start

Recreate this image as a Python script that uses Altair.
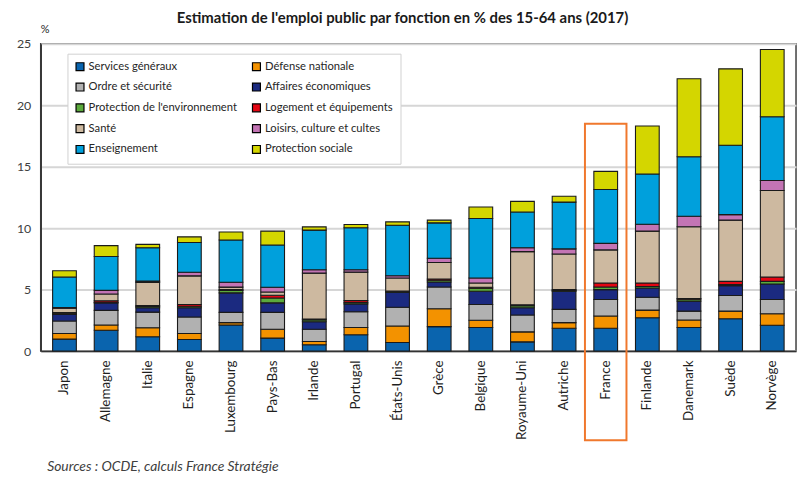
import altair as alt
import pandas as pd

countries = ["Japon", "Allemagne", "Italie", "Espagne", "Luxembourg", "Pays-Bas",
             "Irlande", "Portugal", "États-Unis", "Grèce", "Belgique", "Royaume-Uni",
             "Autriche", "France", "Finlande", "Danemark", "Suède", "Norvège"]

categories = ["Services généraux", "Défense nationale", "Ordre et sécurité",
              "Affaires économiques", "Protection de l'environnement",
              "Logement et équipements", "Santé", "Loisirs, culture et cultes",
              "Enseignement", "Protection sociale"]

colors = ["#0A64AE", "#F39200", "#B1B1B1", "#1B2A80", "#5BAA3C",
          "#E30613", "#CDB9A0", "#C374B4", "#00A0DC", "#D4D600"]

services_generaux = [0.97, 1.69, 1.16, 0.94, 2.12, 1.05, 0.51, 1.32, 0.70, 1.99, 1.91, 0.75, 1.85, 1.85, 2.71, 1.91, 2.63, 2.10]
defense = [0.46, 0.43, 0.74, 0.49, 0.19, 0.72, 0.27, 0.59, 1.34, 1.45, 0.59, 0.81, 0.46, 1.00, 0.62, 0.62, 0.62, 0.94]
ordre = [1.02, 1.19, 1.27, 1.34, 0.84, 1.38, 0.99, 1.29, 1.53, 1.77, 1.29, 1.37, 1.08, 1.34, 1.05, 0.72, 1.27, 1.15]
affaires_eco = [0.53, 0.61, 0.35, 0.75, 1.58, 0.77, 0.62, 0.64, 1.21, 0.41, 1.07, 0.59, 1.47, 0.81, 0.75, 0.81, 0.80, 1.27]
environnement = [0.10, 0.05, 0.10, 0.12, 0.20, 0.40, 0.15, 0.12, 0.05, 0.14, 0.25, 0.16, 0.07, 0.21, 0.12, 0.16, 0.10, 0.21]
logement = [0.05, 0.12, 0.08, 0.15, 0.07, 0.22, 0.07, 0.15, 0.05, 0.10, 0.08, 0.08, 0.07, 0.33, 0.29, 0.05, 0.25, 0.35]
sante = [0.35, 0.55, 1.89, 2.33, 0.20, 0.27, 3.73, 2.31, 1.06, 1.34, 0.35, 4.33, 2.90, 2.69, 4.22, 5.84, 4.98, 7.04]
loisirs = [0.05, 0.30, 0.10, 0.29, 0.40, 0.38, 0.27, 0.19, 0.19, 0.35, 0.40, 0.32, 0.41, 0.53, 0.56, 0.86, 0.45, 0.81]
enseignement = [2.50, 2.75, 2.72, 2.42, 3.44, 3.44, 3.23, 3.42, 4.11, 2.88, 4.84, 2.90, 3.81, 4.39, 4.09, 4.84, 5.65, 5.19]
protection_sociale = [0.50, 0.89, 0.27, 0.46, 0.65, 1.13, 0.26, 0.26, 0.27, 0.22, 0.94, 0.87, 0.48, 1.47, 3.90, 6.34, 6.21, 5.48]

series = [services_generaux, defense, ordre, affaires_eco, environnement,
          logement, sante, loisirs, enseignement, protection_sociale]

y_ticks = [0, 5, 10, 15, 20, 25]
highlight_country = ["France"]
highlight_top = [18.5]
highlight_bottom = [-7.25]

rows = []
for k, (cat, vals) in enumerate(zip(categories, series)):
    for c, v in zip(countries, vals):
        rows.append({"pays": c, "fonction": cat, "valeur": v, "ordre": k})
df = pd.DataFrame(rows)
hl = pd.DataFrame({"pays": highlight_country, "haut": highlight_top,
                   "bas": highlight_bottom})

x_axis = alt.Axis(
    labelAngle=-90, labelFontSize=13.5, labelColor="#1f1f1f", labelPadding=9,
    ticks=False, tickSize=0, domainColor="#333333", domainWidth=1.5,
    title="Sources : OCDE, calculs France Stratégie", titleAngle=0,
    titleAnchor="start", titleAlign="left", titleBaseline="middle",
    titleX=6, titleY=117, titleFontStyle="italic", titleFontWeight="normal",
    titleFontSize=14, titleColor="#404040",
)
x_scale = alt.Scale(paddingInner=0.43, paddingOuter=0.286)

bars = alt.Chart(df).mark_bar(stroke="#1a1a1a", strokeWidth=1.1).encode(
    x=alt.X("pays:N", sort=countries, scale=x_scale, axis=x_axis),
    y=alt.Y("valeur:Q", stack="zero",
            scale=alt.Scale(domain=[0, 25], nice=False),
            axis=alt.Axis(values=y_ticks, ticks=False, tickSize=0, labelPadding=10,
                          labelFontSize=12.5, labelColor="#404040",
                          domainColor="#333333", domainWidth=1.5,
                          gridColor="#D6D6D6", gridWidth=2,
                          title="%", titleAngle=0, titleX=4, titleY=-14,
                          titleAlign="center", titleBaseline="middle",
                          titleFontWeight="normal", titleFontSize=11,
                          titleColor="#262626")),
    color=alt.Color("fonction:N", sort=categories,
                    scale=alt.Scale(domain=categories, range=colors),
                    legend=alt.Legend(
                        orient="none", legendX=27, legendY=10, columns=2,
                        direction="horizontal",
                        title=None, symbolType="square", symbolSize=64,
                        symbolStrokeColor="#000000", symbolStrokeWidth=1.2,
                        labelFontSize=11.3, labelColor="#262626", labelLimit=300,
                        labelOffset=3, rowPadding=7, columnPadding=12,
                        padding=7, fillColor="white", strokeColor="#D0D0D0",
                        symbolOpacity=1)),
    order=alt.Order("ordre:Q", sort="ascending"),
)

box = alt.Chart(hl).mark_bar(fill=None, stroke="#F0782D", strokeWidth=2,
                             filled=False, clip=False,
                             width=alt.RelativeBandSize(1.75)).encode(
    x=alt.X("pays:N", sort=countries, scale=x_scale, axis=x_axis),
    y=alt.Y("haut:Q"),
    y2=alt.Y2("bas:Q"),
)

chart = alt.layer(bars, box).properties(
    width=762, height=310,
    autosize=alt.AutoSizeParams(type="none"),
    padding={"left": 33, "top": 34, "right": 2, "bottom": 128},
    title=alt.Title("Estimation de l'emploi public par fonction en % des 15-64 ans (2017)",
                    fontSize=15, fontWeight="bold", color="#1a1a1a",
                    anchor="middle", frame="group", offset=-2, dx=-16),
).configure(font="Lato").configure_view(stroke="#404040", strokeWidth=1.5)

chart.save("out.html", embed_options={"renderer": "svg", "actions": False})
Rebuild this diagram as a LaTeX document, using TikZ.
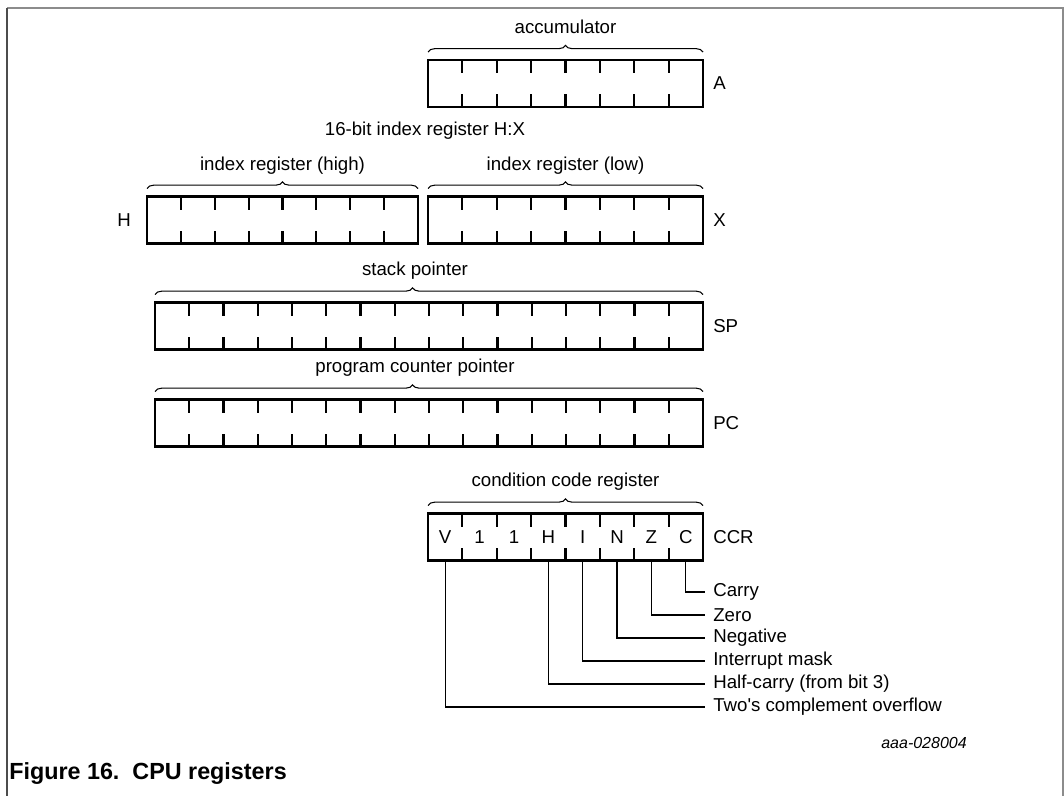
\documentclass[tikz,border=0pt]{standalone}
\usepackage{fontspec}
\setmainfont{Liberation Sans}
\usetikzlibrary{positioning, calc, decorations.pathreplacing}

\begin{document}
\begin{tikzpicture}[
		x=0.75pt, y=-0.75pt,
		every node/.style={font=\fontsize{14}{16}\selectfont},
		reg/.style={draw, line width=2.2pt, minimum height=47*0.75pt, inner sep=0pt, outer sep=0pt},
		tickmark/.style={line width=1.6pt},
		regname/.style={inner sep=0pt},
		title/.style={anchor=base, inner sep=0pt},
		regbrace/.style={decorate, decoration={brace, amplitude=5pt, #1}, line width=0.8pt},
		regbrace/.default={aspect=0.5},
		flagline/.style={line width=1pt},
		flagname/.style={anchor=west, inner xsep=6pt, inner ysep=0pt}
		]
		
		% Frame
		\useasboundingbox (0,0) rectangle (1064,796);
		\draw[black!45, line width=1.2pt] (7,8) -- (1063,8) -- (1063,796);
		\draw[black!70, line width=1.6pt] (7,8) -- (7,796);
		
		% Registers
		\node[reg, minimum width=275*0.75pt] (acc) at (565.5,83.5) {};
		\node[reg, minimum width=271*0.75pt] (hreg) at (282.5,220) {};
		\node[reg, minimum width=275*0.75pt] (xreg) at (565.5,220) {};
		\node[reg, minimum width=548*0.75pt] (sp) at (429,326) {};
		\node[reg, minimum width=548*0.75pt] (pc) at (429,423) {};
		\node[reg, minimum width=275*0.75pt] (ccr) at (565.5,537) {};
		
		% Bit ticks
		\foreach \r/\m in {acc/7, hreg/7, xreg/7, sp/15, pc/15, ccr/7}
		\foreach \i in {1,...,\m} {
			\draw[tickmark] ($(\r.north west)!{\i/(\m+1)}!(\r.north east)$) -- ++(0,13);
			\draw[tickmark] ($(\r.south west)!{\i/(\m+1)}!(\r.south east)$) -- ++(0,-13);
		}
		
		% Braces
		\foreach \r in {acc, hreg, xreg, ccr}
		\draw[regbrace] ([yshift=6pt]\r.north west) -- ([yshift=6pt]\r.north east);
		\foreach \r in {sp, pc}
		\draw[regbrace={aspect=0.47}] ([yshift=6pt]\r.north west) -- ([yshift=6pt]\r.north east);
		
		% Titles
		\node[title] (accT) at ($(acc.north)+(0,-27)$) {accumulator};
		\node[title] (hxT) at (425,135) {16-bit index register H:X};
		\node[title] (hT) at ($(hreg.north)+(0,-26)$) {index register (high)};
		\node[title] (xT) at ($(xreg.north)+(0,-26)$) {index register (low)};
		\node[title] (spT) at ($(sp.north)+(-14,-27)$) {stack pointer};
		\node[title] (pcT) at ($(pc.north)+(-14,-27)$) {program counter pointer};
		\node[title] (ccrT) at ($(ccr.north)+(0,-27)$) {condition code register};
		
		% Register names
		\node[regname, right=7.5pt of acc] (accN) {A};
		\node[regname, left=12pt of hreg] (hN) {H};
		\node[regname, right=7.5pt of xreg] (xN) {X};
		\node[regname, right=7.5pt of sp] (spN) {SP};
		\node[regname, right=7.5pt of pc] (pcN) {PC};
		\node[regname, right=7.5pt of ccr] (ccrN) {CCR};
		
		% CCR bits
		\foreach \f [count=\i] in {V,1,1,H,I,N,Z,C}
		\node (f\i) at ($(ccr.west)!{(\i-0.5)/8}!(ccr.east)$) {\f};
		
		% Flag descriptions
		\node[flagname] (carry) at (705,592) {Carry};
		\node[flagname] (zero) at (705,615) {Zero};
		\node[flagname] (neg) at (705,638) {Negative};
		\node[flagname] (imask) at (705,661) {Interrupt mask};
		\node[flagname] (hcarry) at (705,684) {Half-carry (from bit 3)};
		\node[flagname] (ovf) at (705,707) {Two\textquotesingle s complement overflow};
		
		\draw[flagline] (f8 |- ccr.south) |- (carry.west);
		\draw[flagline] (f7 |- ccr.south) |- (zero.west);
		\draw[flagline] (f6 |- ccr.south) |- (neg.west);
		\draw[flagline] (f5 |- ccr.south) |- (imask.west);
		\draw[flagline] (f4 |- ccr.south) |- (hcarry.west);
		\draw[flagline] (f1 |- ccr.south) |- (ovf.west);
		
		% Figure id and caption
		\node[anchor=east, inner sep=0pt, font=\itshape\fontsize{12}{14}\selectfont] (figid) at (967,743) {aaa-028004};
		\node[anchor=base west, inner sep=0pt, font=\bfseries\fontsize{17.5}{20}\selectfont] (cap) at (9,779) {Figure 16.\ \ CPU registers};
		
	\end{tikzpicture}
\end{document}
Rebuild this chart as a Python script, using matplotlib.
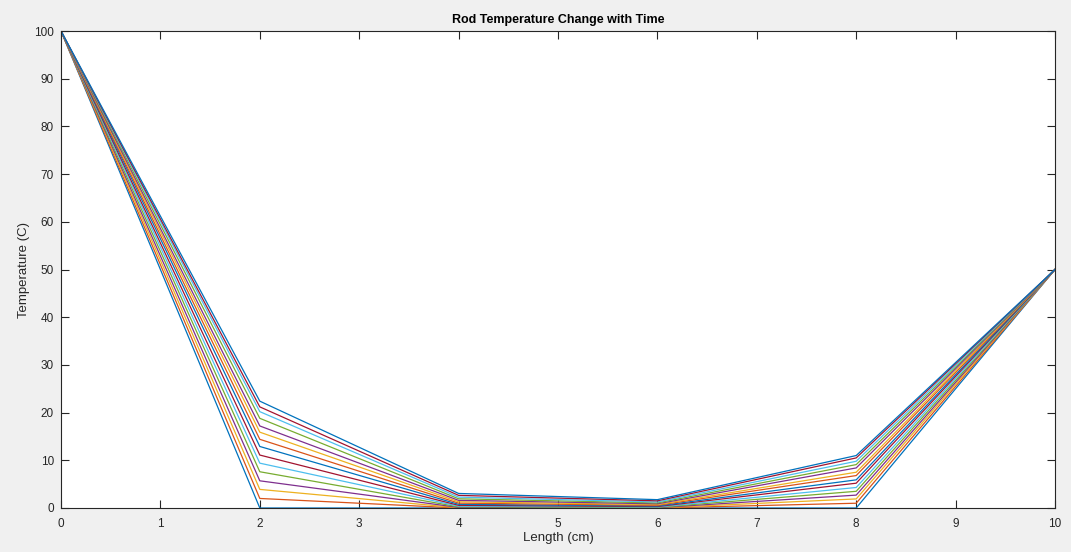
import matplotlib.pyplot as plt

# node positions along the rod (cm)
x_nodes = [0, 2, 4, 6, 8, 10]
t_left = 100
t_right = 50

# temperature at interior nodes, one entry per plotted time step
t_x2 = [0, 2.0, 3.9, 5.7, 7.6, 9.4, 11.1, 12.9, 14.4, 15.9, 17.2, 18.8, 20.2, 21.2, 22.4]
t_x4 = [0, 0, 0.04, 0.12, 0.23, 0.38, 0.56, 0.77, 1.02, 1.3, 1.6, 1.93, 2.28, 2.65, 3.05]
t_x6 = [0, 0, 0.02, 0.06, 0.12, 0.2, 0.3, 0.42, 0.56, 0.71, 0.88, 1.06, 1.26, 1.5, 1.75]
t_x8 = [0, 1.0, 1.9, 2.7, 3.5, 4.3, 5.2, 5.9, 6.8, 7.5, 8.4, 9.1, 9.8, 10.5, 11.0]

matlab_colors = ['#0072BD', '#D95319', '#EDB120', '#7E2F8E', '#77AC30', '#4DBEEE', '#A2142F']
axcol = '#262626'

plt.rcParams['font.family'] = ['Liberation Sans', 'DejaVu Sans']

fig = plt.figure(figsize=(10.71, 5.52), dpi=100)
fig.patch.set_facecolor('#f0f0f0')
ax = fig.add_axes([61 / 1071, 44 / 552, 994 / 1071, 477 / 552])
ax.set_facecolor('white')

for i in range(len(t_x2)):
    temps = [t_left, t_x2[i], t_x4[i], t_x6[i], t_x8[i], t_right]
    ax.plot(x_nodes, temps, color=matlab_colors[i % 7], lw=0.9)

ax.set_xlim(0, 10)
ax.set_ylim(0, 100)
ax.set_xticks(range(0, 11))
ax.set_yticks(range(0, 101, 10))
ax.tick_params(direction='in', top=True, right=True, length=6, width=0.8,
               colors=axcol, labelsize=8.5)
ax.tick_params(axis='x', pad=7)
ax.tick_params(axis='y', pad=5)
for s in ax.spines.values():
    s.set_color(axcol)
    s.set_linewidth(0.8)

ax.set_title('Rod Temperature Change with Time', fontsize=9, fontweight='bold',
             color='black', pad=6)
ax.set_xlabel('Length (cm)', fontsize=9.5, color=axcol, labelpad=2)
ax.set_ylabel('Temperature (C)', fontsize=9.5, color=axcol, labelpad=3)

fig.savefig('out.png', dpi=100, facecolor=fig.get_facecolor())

end

__Requirements__
Starting at the line containing "Rebuild this chart" and stopping after the line containing "plt.rcParams['font.family'] = ['Liberation", give the lines again exactly and leave out every image.

__Completed task__
Rebuild this chart as a Python script, using matplotlib.
import matplotlib.pyplot as plt

# node positions along the rod (cm)
x_nodes = [0, 2, 4, 6, 8, 10]
t_left = 100
t_right = 50

# temperature at interior nodes, one entry per plotted time step
t_x2 = [0, 2.0, 3.9, 5.7, 7.6, 9.4, 11.1, 12.9, 14.4, 15.9, 17.2, 18.8, 20.2, 21.2, 22.4]
t_x4 = [0, 0, 0.04, 0.12, 0.23, 0.38, 0.56, 0.77, 1.02, 1.3, 1.6, 1.93, 2.28, 2.65, 3.05]
t_x6 = [0, 0, 0.02, 0.06, 0.12, 0.2, 0.3, 0.42, 0.56, 0.71, 0.88, 1.06, 1.26, 1.5, 1.75]
t_x8 = [0, 1.0, 1.9, 2.7, 3.5, 4.3, 5.2, 5.9, 6.8, 7.5, 8.4, 9.1, 9.8, 10.5, 11.0]

matlab_colors = ['#0072BD', '#D95319', '#EDB120', '#7E2F8E', '#77AC30', '#4DBEEE', '#A2142F']
axcol = '#262626'

plt.rcParams['font.family'] = ['Liberation Sans', 'DejaVu Sans']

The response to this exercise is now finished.